I remember our Thanksgiving journeys from Upstate New York to our grandparent’s home in Manhattan as though it was yesterday.
My younger brother seemed to know exactly when the odometer passed 100 miles since the beginning of our trip, as he would loudly ask, “Are we THERE YET?”
Shortly thereafter, my sister would mutter “Are…yet?” and then fall back asleep.
Being the oldest child and knowing how much the question aggravated my father, I only thought about the excitement of the journey and would occasionally say “Making great time, Dad.”
The stock market is now experiencing its own journey.
There are those, such as myself, who believe we are replicating March 2000 when the S&P 500 peaked at 1,552.
Had you embraced the common attitude of both Wall Street and the mainstream media at that time, you would have believed the journey had just begun.
Your investments would have focused on the new paradigm of dot-com in 24 year-old CDOs driving the markets forever.
Unfortunately, that journey ended where it began as twelve years later the S&P 500 is at 1,371 and the net-loss would have been 12%.
Once again, we’ve reached a point where investors must decide whether the journey is an end or just a beginning.
As we all know, individual investors have been leading the market in droves.
Most believe the markets are manipulated for the benefit of a select few (that’s a discussion for another column.)
However, with each passing day the desire to get on board and not miss the so-called journey grows stronger and stronger.
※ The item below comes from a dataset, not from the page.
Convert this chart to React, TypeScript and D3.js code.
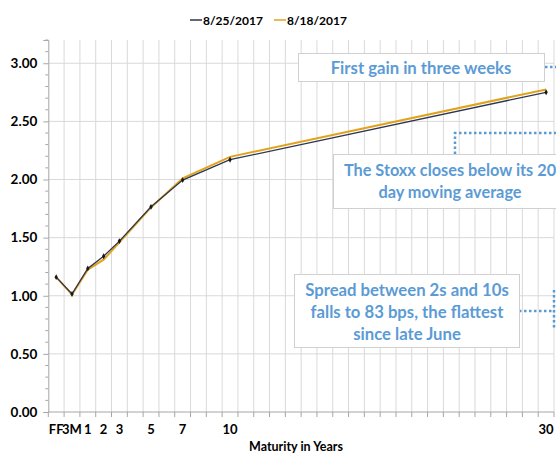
import * as d3 from "d3";
import { useEffect, useRef } from "react";

// x categories (Excel-style category axis, blank = unlabeled slot)
const categories = [
  "FF", "3M", "1", "2", "3", "", "5", "", "7", "", "", "10",
  "", "", "", "", "", "", "", "", "", "", "", "", "", "", "", "", "", "", "", "30",
];
const maturities = ["FF", "3M", "1", "2", "3", "5", "7", "10", "30"];
const yields0825 = [1.16, 1.015, 1.235, 1.34, 1.47, 1.765, 1.995, 2.17, 2.75];
const yields0818 = [1.16, 1.01, 1.225, 1.31, 1.46, 1.76, 2.01, 2.195, 2.775];
const yTicks = [0, 0.5, 1, 1.5, 2, 2.5, 3];
const seriesNames = ["8/25/2017", "8/18/2017"];

const FONT = "Lato, 'Open Sans', sans-serif";
const NAVY = "#2b3650";
const GOLD = "#e2a31c";
const BLUE = "#5b9bd5";

const App = () => {
  const svgRef = useRef<SVGSVGElement>(null);
  const width = 556;
  const height = 454;

  useEffect(() => {
    const svg = d3.select(svgRef.current);
    svg.selectAll("*").remove();

    const left = 48.3, right = 554, top = 40, bottom = 412;
    const x = d3.scaleBand<number>().domain(d3.range(categories.length)).range([left, right]).padding(0);
    const y = d3.scaleLinear().domain([0, 3.2]).range([bottom, top]);
    const xPos = (m: string) => x(categories.indexOf(m))! + x.bandwidth() / 2;

    // gridlines
    const grid = svg.append("g");
    grid.selectAll(".vg").data(d3.range(1, categories.length + 1)).join("line")
      .attr("x1", i => left + i * x.bandwidth()).attr("x2", i => left + i * x.bandwidth())
      .attr("y1", top).attr("y2", bottom).attr("stroke", "#d9d9d9").attr("stroke-width", 1);
    grid.selectAll(".hg").data(yTicks.slice(1)).join("line")
      .attr("x1", left).attr("x2", right).attr("y1", d => y(d)).attr("y2", d => y(d))
      .attr("stroke", "#d9d9d9").attr("stroke-width", 1);

    // y axis
    const yAxis = d3.axisLeft(y).tickValues(yTicks).tickFormat(d3.format(".2f")).tickSize(5).tickPadding(6);
    const ya = svg.append("g").attr("transform", `translate(${left},0)`).call(yAxis);
    ya.select(".domain").attr("stroke", "#a6a6a6");
    ya.selectAll(".tick line").attr("stroke", "#a6a6a6");
    ya.selectAll(".tick text").attr("font-family", FONT).attr("font-weight", "bold")
      .attr("font-size", 13.5).attr("fill", "#000");
    const minor = d3.range(0, 33).map(v => v / 10).filter(v => Math.round(v * 10) % 5 !== 0);
    svg.append("g").selectAll("line").data(minor).join("line")
      .attr("x1", left - 3).attr("x2", left).attr("y1", d => y(d)).attr("y2", d => y(d))
      .attr("stroke", "#a6a6a6");

    // x axis
    const xa = svg.append("g").attr("transform", `translate(0,${bottom})`);
    xa.append("line").attr("x1", left).attr("x2", right).attr("stroke", "#a6a6a6");
    xa.selectAll(".xt").data(d3.range(0, categories.length + 1)).join("line")
      .attr("x1", i => left + i * x.bandwidth()).attr("x2", i => left + i * x.bandwidth())
      .attr("y1", 0).attr("y2", 5).attr("stroke", "#a6a6a6");
    xa.selectAll("text").data(categories.map((c, i) => ({ c, i })).filter(d => d.c)).join("text")
      .attr("x", d => x(d.i)! + x.bandwidth() / 2).attr("y", 22)
      .attr("text-anchor", "middle").attr("font-family", FONT).attr("font-weight", "bold")
      .attr("font-size", 13).attr("fill", "#000").text(d => d.c);

    svg.append("text").attr("x", 296).attr("y", 451).attr("text-anchor", "middle")
      .attr("font-family", FONT).attr("font-weight", "bold").attr("font-size", 12.5)
      .text("Maturity in Years");

    // lines
    const line = d3.line<number>().x((d, i) => xPos(maturities[i])).y(d => y(d));
    svg.append("path").attr("d", line(yields0818)).attr("fill", "none").attr("stroke", GOLD).attr("stroke-width", 2);
    svg.append("path").attr("d", line(yields0825)).attr("fill", "none").attr("stroke", NAVY).attr("stroke-width", 1.3);
    svg.append("g").selectAll("path").data(yields0825).join("path")
      .attr("d", d3.symbol(d3.symbolDiamond, 10)())
      .attr("transform", (d, i) => `translate(${xPos(maturities[i])},${y(d)})`)
      .attr("fill", "#1a1a1a");

    // legend
    const lg = svg.append("g").attr("font-family", FONT).attr("font-weight", "bold").attr("font-size", 12);
    const legendItems = [{ name: seriesNames[0], color: NAVY, x: 190 }, { name: seriesNames[1], color: GOLD, x: 274 }];
    legendItems.forEach(it => {
      lg.append("line").attr("x1", it.x).attr("x2", it.x + 12).attr("y1", 20).attr("y2", 20)
        .attr("stroke", it.color).attr("stroke-width", 1.5);
      lg.append("text").attr("x", it.x + 13).attr("y", 24.5).text(it.name);
    });

    // annotations
    const ann = svg.append("g");
    const dotted = (pts: [number, number][]) =>
      ann.append("path").attr("d", d3.line()(pts)).attr("fill", "none").attr("stroke", BLUE)
        .attr("stroke-width", 2.5).attr("stroke-dasharray", "2.5,2.5");
    const box = (bx: number, by: number, bw: number, bh: number, lines: string[], cx: number, ys: number[], fs = 16.7) => {
      ann.append("rect").attr("x", bx).attr("y", by).attr("width", bw).attr("height", bh)
        .attr("fill", "#fff").attr("stroke", "#d0d0d0").attr("stroke-width", 1);
      lines.forEach((t, k) => ann.append("text").attr("x", cx).attr("y", ys[k]).attr("text-anchor", "middle")
        .attr("font-family", FONT).attr("font-weight", "bold").attr("font-size", fs).attr("fill", BLUE).text(t));
    };
    dotted([[545, 67], [558, 67]]);
    box(298.5, 53.5, 246, 28, ["First gain in three weeks"], 421, [73.5]);
    dotted([[455, 154], [455, 133], [558, 133]]);
    box(333.5, 154.5, 250, 54, ["The Stoxx closes below its 20", "day moving average"], 450, [175.5, 198], 16.3);
    dotted([[519, 311], [554, 311]]);
    dotted([[554, 290], [554, 330]]);
    box(294.5, 274.5, 225, 73, ["Spread between 2s and 10s", "falls to 83 bps, the flattest", "since late June"], 407, [295.5, 317.5, 339.5]);
  }, []);

  return (
    <svg ref={svgRef} width={width} height={height}
      style={{ position: "absolute", left: 0, top: 0, background: "#fff" }} />
  );
};

export default App;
It seems there is a concerted effort by Wall Street, Main Street, Washington DC, the mainstream media, and even the PPT (Plunge Protection Team) to convince you that the journey, in fact, has just begun. If that’s the case and the journey is indeed just beginning, the results could prove very beneficial, at least for a few.
Conversely, if the trip has actually ended, getting on board now could produce even worse results than what we’ve witnessed since 2000.